Supplied information.
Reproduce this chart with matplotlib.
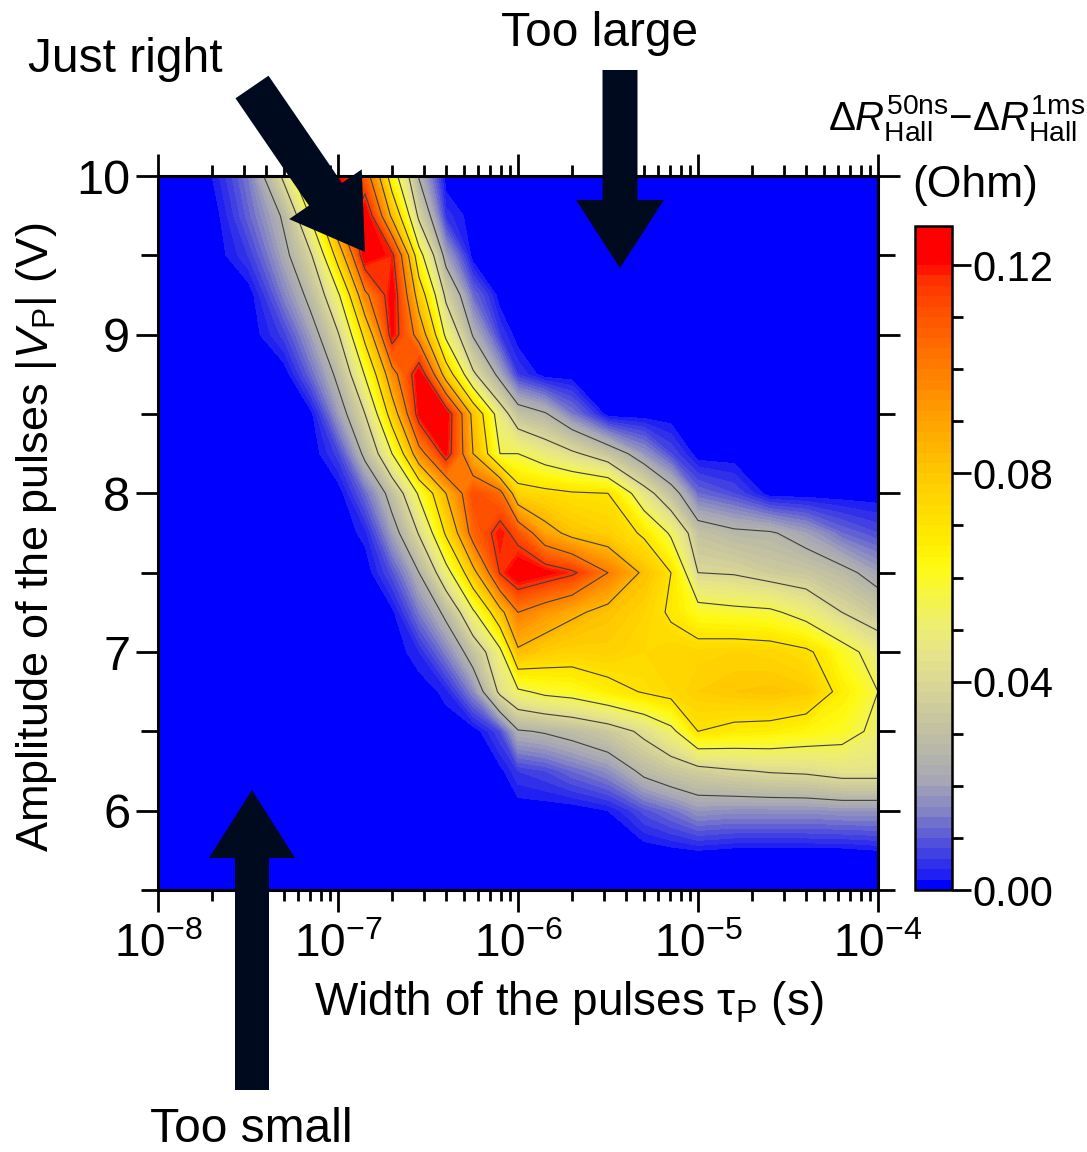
import numpy as np
import matplotlib
matplotlib.use("Agg")
import matplotlib.pyplot as plt
from matplotlib.colors import ListedColormap, BoundaryNorm, to_rgb
from matplotlib.patches import Polygon
from matplotlib.ticker import FixedLocator, NullFormatter

plt.rcParams["font.family"] = ["Liberation Sans", "DejaVu Sans"]
plt.rcParams["mathtext.fontset"] = "custom"
plt.rcParams["mathtext.rm"] = "Liberation Sans"
plt.rcParams["mathtext.it"] = "Liberation Sans:italic"
plt.rcParams["mathtext.bf"] = "Liberation Sans:bold"
plt.rcParams["mathtext.sf"] = "Liberation Sans"

# ---- measurement grid -------------------------------------------------------
# pulse width, as log10(tau / s)
log_tau = [-8.0, -7.7, -7.5, -7.3, -7.15, -7.0, -6.85, -6.7, -6.55, -6.4, -6.25, -6.1,
           -6.0, -5.85, -5.7, -5.5, -5.3, -5.15, -5.0, -4.8, -4.6, -4.4, -4.2, -4.0]
# pulse amplitude |V_P| (V)
amplitude = [5.5, 5.75, 6.0, 6.25, 6.5, 6.75, 7.0, 7.25, 7.5, 7.75,
             8.0, 8.25, 8.5, 8.75, 9.0, 9.25, 9.5, 9.75, 10.0]

# Delta R_Hall(50ns) - Delta R_Hall(1ms) in Ohm, one row per amplitude
dr_5_50 = [0] * 24
dr_5_75 = [0, 0, 0, 0, 0, 0, 0, 0, 0, 0, 0, 0, 0, 0, 0, 0, 0, 0.001, .002, .001, .001, .001, .001, .002]
dr_6_00 = [0, 0, 0, 0, 0, 0, 0, 0, 0, 0, 0, 0, 0, 0, 0, .002, .009, .013, .018, .017, .017, .017, .018, .018]
dr_6_25 = [0, 0, 0, 0, 0, 0, 0, 0, 0, 0, 0, .001, .006, .008, .012, .017, .028, .033, .036, .039, .041, .042, .045, .045]
dr_6_50 = [0, 0, 0, 0, 0, 0, 0, 0, 0, 0, 0, .008, .024, .026, .029, .034, .043, .052, .070, .067, .066, .063, .060, .051]
dr_6_75 = [0, 0, 0, 0, 0, 0, 0, 0, 0, .003, .016, .043, .053, .058, .060, .066, .071, .074, .078, .080, .081, .079, .066, .055]
dr_7_00 = [0, 0, 0, 0, 0, 0, 0, 0, .004, .015, .031, .052, .083, .078, .076, .077, .074, .076, .075, .076, .075, .072, .060, .048]
dr_7_25 = [0, 0, 0, 0, 0, 0, 0, .001, .014, .028, .053, .081, .100, .093, .087, .081, .076, .068, .060, .058, .057, .050, .040, .033]
dr_7_50 = [0, 0, 0, 0, 0, 0, 0, .009, .025, .050, .081, .116, .126, .122, .117, .100, .082, .070, .040, .039, .035, .033, .028, .020]
dr_7_75 = [0, 0, 0, 0, 0, 0, .003, .020, .041, .072, .106, .120, .110, .090, .081, .077, .068, .053, .031, .027, .026, .020, .012, .008]
dr_8_00 = [0, 0, 0, 0, 0, 0, .012, .030, .057, .085, .112, .104, .075, .073, .071, .070, .045, .030, .012, .008, 0, 0, 0, 0]
dr_8_25 = [0, 0, 0, 0, 0, .007, .028, .055, .095, .121, .085, .055, .055, .048, .042, .032, .018, .008, 0, 0, 0, 0, 0, 0]
dr_8_50 = [0, 0, 0, 0, .001, .019, .040, .077, .121, .123, .081, .047, .031, .026, .014, 0, 0, 0, 0, 0, 0, 0, 0, 0]
dr_8_75 = [0, 0, 0, 0, .012, .028, .056, .095, .124, .078, .042, .021, .006, 0, 0, 0, 0, 0, 0, 0, 0, 0, 0, 0]
dr_9_00 = [0, 0, 0, .007, .020, .039, .074, .121, .094, .052, .024, .006, 0, 0, 0, 0, 0, 0, 0, 0, 0, 0, 0, 0]
dr_9_25 = [0, 0, 0, .015, .029, .053, .097, .123, .078, .037, .012, 0, 0, 0, 0, 0, 0, 0, 0, 0, 0, 0, 0, 0]
dr_9_50 = [0, 0, .006, .022, .039, .076, .125, .118, .060, .020, 0, 0, 0, 0, 0, 0, 0, 0, 0, 0, 0, 0, 0, 0]
dr_9_75 = [0, 0, .011, .027, .057, .100, .125, .082, .037, .005, 0, 0, 0, 0, 0, 0, 0, 0, 0, 0, 0, 0, 0, 0]
dr_10_0 = [0, .002, .014, .043, .080, .125, .107, .062, .024, 0, 0, 0, 0, 0, 0, 0, 0, 0, 0, 0, 0, 0, 0, 0]

delta_r = np.array([dr_5_50, dr_5_75, dr_6_00, dr_6_25, dr_6_50, dr_6_75, dr_7_00, dr_7_25,
                    dr_7_50, dr_7_75, dr_8_00, dr_8_25, dr_8_50, dr_8_75, dr_9_00, dr_9_25,
                    dr_9_50, dr_9_75, dr_10_0])

x_ticks = [1e-8, 1e-7, 1e-6, 1e-5, 1e-4]
x_tick_labels = ["$10^{-8}$", "$10^{-7}$", "$10^{-6}$", "$10^{-5}$", "$10^{-4}$"]
y_ticks = [6, 7, 8, 9, 10]
cbar_ticks = [0.0, 0.04, 0.08, 0.12]
cbar_tick_labels = ["0.00", "0.04", "0.08", "0.12"]

# ---- colour scale: blue -> grey -> yellow -> orange -> red -------------------
fill_levels = list(np.round(np.arange(0, 0.12001, 0.002), 4)) + [0.1275]
line_levels = [0.025, 0.04, 0.055, 0.07, 0.085, 0.10, 0.115]
anchors = [(0.001, "#0000ff"), (0.003, "#2020f2"), (0.009, "#5050dc"), (0.015, "#8282c6"),
           (0.021, "#a6a6b6"), (0.027, "#b8b8a8"), (0.033, "#c8c69e"), (0.039, "#d8d596"),
           (0.045, "#e6e48a"), (0.051, "#eeee70"), (0.057, "#f6f640"), (0.062, "#fffa10"),
           (0.067, "#ffec00"), (0.073, "#ffdc00"), (0.080, "#ffc800"), (0.088, "#ffaa00"),
           (0.096, "#ff8c00"), (0.104, "#ff6e00"), (0.111, "#ff5000"), (0.117, "#ff3000"),
           (0.1205, "#ff0000")]
a_val = np.array([a[0] for a in anchors])
a_rgb = np.array([to_rgb(a[1]) for a in anchors])
mids = [(fill_levels[i] + fill_levels[i + 1]) / 2 for i in range(len(fill_levels) - 1)]
band_colors = [tuple(np.interp(m, a_val, a_rgb[:, k]) for k in range(3)) for m in mids]
cmap = ListedColormap(band_colors)
norm = BoundaryNorm(fill_levels, cmap.N)

# ---- figure ------------------------------------------------------------------
W, H = 1087, 1152
fig = plt.figure(figsize=(W / 100, H / 100), dpi=100)


def px_rect(left, top, right, bottom):
    return [left / W, 1 - bottom / H, (right - left) / W, (bottom - top) / H]


ax = fig.add_axes(px_rect(158, 176, 878, 890))
cax = fig.add_axes(px_rect(915, 226, 952, 890))

tau = 10.0 ** np.array(log_tau)
TT, VV = np.meshgrid(tau, amplitude)
cf = ax.contourf(TT, VV, delta_r, levels=fill_levels, cmap=cmap, norm=norm)
ax.contour(TT, VV, delta_r, levels=line_levels, colors="#404040", linewidths=0.8)

ax.set_xscale("log")
ax.set_xlim(1e-8, 1e-4)
ax.set_ylim(5.5, 10)
ax.set_xticks(x_ticks, x_tick_labels)
ax.xaxis.set_minor_locator(FixedLocator([k * 10.0 ** e for e in range(-8, -4) for k in range(2, 10)]))
ax.xaxis.set_minor_formatter(NullFormatter())
ax.set_yticks(y_ticks)
ax.yaxis.set_minor_locator(FixedLocator([5.5, 6.5, 7.5, 8.5, 9.5]))
ax.tick_params(which="both", direction="out", top=True, right=True, width=2.0)
ax.tick_params(axis="x", which="major", length=16, pad=8, labelsize=33)
ax.tick_params(axis="x", which="minor", length=8)
ax.tick_params(axis="y", which="major", length=16, pad=4, labelsize=35)
ax.tick_params(axis="y", which="minor", length=12)
for s in ax.spines.values():
    s.set_linewidth(2.2)

cb = fig.colorbar(cf, cax=cax, spacing="proportional", ticks=cbar_ticks)
cb.ax.set_yticklabels(cbar_tick_labels)
cb.ax.yaxis.set_minor_locator(FixedLocator([0.01, 0.02, 0.03, 0.05, 0.06, 0.07, 0.09, 0.10, 0.11]))
cb.ax.tick_params(which="both", direction="out", width=2.0, labelsize=30, right=True)
cb.ax.tick_params(which="major", length=14, pad=1)
cb.ax.tick_params(which="minor", length=8)
cb.outline.set_linewidth(1.8)

# axis titles
fig.text(569 / W, 1 - 1003 / H, "Width of the pulses τ$_\\mathrm{P}$ (s)",
         ha="center", va="center", fontsize=33)
fig.text(37 / W, 1 - 537 / H, "Amplitude of the pulses |$V_\\mathrm{P}$| (V)",
         ha="center", va="center", rotation=90, fontsize=32.5)
fig.text(957 / W, 1 - 118 / H,
         "$\\Delta R^{\\mathrm{50ns}}_{\\mathrm{Hall}}{-}\\Delta R^{\\mathrm{1ms}}_{\\mathrm{Hall}}$",
         ha="center", va="center", fontsize=29)
fig.text(975 / W, 1 - 185 / H, "(Ohm)", ha="center", va="center", fontsize=32)

# annotation arrows (pixel geometry)
def arrow_polygon(tail, tip, shaft_w, head_w, head_len):
    t = np.array(tail, float)
    p = np.array(tip, float)
    d = p - t
    u = d / np.hypot(*d)
    n = np.array([-u[1], u[0]])
    b = p - u * head_len
    pts = [t + n * shaft_w / 2, b + n * shaft_w / 2, b + n * head_w / 2, p,
           b - n * head_w / 2, b - n * shaft_w / 2, t - n * shaft_w / 2]
    return [(x / W, 1 - y / H) for x, y in pts]


arrow_color = "#000a1e"
for tail, tip, sw, hw, hl in [((252, 87), (365, 252), 40, 88, 70),
                              ((620, 70), (620, 268), 35, 88, 68),
                              ((252, 1090), (252, 790), 34, 86, 68)]:
    fig.add_artist(Polygon(arrow_polygon(tail, tip, sw, hw, hl), closed=True,
                           transform=fig.transFigure, facecolor=arrow_color,
                           edgecolor="none", zorder=10))

fig.text(125 / W, 1 - 60 / H, "Just right", ha="center", va="center", fontsize=34.5)
fig.text(600 / W, 1 - 33 / H, "Too large", ha="center", va="center", fontsize=34.5)
fig.text(251 / W, 1 - 1130 / H, "Too small", ha="center", va="center", fontsize=34.5)

fig.savefig("out.png", dpi=100)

Objective. Every line from the start of the listing above through the line with "8.0, 8.25, 8.5, 8.75, 9.0, 9.25, 9.5, 9.75, 10.0]" should be repeated exactly; skip the pictures and add nothing else.

Exercise output.
Reproduce this chart with matplotlib.
import numpy as np
import matplotlib
matplotlib.use("Agg")
import matplotlib.pyplot as plt
from matplotlib.colors import ListedColormap, BoundaryNorm, to_rgb
from matplotlib.patches import Polygon
from matplotlib.ticker import FixedLocator, NullFormatter

plt.rcParams["font.family"] = ["Liberation Sans", "DejaVu Sans"]
plt.rcParams["mathtext.fontset"] = "custom"
plt.rcParams["mathtext.rm"] = "Liberation Sans"
plt.rcParams["mathtext.it"] = "Liberation Sans:italic"
plt.rcParams["mathtext.bf"] = "Liberation Sans:bold"
plt.rcParams["mathtext.sf"] = "Liberation Sans"

# ---- measurement grid -------------------------------------------------------
# pulse width, as log10(tau / s)
log_tau = [-8.0, -7.7, -7.5, -7.3, -7.15, -7.0, -6.85, -6.7, -6.55, -6.4, -6.25, -6.1,
           -6.0, -5.85, -5.7, -5.5, -5.3, -5.15, -5.0, -4.8, -4.6, -4.4, -4.2, -4.0]
# pulse amplitude |V_P| (V)
amplitude = [5.5, 5.75, 6.0, 6.25, 6.5, 6.75, 7.0, 7.25, 7.5, 7.75,
             8.0, 8.25, 8.5, 8.75, 9.0, 9.25, 9.5, 9.75, 10.0]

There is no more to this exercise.